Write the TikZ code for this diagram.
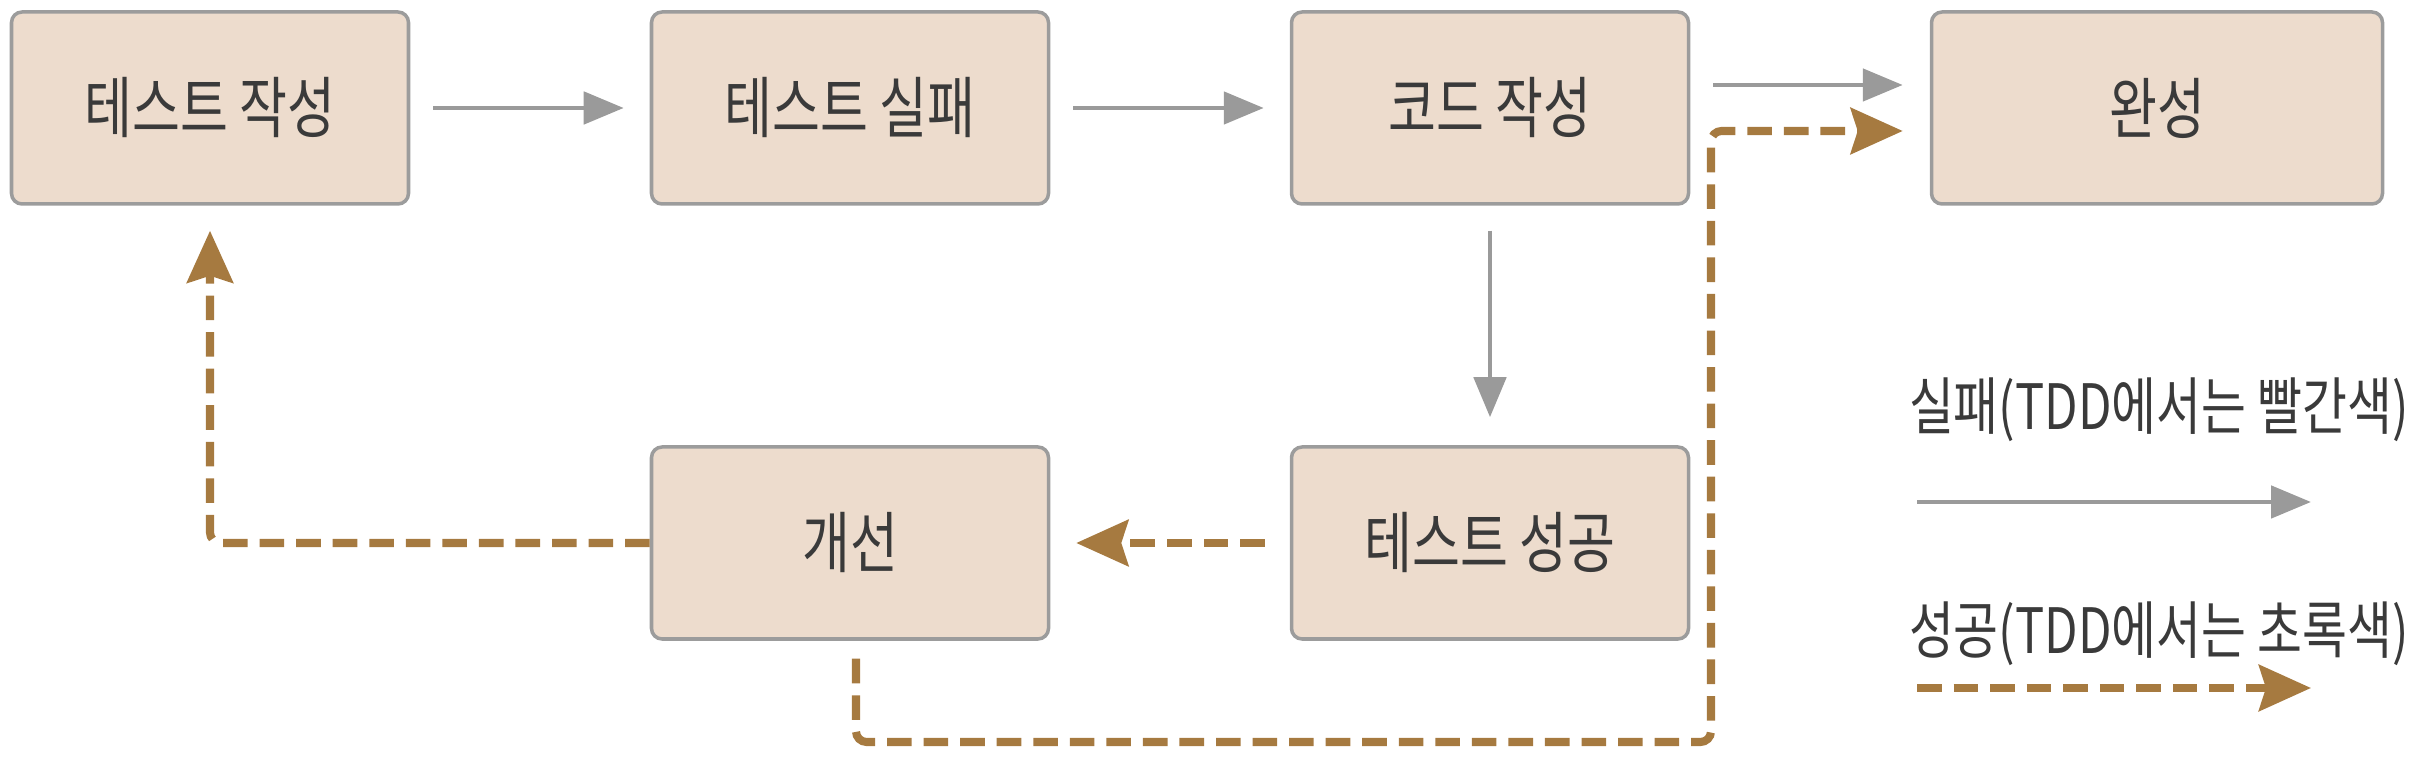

- - -

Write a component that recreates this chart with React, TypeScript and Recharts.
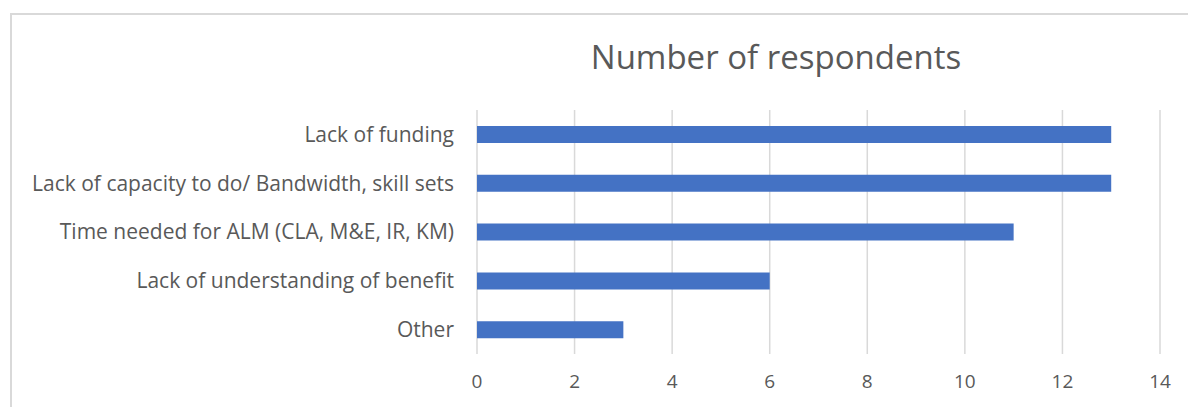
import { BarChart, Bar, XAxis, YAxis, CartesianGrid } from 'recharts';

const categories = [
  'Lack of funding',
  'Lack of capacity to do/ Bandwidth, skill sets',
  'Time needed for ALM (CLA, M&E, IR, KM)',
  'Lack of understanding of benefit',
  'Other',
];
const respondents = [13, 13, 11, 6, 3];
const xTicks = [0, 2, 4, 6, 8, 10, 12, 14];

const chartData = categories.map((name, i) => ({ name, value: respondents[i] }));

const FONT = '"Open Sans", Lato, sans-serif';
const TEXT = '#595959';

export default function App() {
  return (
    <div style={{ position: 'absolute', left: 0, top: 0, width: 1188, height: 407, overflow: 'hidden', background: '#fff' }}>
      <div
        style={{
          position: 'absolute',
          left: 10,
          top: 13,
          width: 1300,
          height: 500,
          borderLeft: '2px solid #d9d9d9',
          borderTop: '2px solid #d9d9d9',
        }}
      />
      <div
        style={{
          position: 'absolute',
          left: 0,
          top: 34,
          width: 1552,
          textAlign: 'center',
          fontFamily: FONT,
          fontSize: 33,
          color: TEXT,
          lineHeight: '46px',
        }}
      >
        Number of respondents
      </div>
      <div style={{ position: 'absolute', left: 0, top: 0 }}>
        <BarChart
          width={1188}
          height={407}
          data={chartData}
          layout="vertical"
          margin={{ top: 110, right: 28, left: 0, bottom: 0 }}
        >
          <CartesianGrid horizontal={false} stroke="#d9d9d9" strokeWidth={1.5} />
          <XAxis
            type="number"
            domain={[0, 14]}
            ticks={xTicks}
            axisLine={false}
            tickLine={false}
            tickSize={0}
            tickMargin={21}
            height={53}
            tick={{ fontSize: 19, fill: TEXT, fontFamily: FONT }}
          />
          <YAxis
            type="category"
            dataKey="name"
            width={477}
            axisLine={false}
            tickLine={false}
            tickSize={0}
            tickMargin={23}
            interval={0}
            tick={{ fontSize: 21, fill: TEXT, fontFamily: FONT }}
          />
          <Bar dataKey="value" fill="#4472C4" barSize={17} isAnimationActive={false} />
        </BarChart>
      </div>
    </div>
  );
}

- - -

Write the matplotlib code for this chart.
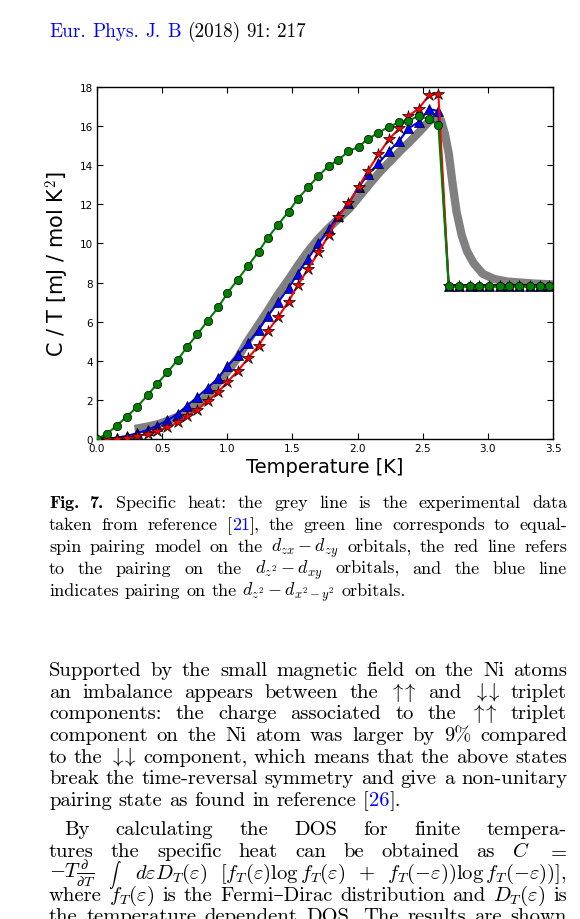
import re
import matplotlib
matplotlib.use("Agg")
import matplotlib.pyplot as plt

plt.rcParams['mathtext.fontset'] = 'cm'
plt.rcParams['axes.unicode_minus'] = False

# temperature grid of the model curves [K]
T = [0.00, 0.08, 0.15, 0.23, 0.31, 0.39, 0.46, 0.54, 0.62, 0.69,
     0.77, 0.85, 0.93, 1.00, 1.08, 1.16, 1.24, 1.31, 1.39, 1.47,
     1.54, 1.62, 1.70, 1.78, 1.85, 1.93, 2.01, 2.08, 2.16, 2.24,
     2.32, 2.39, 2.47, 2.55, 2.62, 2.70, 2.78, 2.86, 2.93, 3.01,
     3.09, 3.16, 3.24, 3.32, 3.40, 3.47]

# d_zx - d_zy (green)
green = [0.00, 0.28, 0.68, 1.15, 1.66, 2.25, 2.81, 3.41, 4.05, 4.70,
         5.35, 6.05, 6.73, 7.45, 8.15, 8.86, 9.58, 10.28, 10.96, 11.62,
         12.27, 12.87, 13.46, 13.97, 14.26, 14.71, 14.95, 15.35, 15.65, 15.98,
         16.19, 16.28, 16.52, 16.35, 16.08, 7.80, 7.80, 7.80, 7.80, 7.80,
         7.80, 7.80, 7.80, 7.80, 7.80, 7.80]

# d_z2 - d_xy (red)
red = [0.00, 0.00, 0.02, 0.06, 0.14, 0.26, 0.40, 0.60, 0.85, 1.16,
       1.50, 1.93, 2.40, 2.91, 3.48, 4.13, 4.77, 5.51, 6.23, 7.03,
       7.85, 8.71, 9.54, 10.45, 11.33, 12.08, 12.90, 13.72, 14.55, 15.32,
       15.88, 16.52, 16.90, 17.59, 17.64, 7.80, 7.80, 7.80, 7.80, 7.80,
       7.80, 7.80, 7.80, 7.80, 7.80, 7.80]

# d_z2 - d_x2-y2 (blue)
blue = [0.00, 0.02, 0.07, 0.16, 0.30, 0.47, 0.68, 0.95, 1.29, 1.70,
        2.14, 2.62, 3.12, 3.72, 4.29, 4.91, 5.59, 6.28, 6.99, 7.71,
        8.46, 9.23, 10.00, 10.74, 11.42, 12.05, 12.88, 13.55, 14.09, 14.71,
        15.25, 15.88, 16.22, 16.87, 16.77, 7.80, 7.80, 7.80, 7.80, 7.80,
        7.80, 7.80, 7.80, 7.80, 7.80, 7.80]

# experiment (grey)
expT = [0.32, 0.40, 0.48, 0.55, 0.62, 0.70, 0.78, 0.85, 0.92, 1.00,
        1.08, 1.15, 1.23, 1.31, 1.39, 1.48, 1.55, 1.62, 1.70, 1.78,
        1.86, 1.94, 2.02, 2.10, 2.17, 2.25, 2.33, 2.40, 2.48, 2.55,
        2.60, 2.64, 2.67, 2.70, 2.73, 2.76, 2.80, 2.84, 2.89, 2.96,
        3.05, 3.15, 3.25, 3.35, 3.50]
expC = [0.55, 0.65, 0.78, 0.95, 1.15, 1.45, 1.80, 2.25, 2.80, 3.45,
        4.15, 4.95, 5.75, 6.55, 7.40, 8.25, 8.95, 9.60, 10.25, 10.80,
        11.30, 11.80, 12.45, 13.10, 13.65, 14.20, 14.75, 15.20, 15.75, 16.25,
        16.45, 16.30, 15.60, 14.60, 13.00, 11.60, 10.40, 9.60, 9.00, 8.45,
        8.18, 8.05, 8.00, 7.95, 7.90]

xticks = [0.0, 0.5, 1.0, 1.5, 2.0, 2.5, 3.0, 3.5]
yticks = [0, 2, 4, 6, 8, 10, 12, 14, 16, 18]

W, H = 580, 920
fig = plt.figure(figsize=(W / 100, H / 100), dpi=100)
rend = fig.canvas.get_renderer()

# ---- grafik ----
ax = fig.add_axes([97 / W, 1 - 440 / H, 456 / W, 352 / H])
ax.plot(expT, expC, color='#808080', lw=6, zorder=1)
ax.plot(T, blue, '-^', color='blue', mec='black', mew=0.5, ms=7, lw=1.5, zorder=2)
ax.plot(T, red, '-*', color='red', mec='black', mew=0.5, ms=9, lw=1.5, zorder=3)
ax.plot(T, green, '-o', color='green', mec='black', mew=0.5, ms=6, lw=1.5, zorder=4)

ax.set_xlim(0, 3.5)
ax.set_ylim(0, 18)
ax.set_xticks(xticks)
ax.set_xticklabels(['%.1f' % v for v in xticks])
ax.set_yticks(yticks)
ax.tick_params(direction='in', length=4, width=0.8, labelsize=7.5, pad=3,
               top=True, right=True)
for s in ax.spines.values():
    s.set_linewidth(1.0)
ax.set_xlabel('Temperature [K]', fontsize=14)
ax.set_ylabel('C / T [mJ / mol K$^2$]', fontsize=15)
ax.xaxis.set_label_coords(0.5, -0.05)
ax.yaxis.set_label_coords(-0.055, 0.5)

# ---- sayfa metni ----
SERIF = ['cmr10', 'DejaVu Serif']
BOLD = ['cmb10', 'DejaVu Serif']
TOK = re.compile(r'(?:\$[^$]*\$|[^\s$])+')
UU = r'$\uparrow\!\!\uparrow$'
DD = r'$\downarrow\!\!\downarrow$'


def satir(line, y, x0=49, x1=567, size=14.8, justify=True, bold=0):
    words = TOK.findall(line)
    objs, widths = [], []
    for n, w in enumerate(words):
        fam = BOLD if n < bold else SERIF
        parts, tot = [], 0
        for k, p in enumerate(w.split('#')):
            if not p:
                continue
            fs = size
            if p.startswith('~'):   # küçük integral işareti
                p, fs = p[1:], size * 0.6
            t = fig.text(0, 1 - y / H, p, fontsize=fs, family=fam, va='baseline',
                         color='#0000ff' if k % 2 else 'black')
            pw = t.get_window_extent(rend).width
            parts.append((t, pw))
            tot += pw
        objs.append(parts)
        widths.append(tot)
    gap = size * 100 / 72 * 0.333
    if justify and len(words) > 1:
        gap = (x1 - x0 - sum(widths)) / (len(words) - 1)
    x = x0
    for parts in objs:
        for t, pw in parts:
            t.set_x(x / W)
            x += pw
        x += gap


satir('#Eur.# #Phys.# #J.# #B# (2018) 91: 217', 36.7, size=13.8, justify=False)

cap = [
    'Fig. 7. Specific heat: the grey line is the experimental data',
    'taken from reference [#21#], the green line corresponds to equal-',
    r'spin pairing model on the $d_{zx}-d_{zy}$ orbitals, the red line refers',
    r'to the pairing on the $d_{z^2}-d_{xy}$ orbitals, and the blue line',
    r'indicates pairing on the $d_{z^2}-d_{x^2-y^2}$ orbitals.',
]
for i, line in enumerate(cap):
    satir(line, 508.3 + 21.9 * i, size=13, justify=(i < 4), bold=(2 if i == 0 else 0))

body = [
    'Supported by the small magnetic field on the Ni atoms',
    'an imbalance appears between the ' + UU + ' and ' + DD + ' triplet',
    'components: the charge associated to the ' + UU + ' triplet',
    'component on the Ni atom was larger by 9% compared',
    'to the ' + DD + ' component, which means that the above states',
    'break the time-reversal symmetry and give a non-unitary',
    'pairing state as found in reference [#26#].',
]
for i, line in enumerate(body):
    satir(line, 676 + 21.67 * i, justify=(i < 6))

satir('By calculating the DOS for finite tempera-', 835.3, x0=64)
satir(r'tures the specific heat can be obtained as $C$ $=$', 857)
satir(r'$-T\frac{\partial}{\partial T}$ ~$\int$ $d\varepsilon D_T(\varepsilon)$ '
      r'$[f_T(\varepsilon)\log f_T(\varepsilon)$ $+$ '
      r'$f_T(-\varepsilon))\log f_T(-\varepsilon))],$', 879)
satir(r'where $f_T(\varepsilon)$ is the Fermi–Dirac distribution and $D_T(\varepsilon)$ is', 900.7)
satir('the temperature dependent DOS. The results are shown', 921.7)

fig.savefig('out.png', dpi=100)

- - -

◆ **GIVEN PROBLEM**
Repeat the lines above exactly, beginning with the one containing "Write a component" and finishing with the one containing "XAxis, YAxis, CartesianGrid". No pictures belong in the copy.

◆ **OUTPUT BELOW**
Write a component that recreates this chart with React, TypeScript and Recharts.
import { BarChart, Bar, XAxis, YAxis, CartesianGrid } from 'recharts';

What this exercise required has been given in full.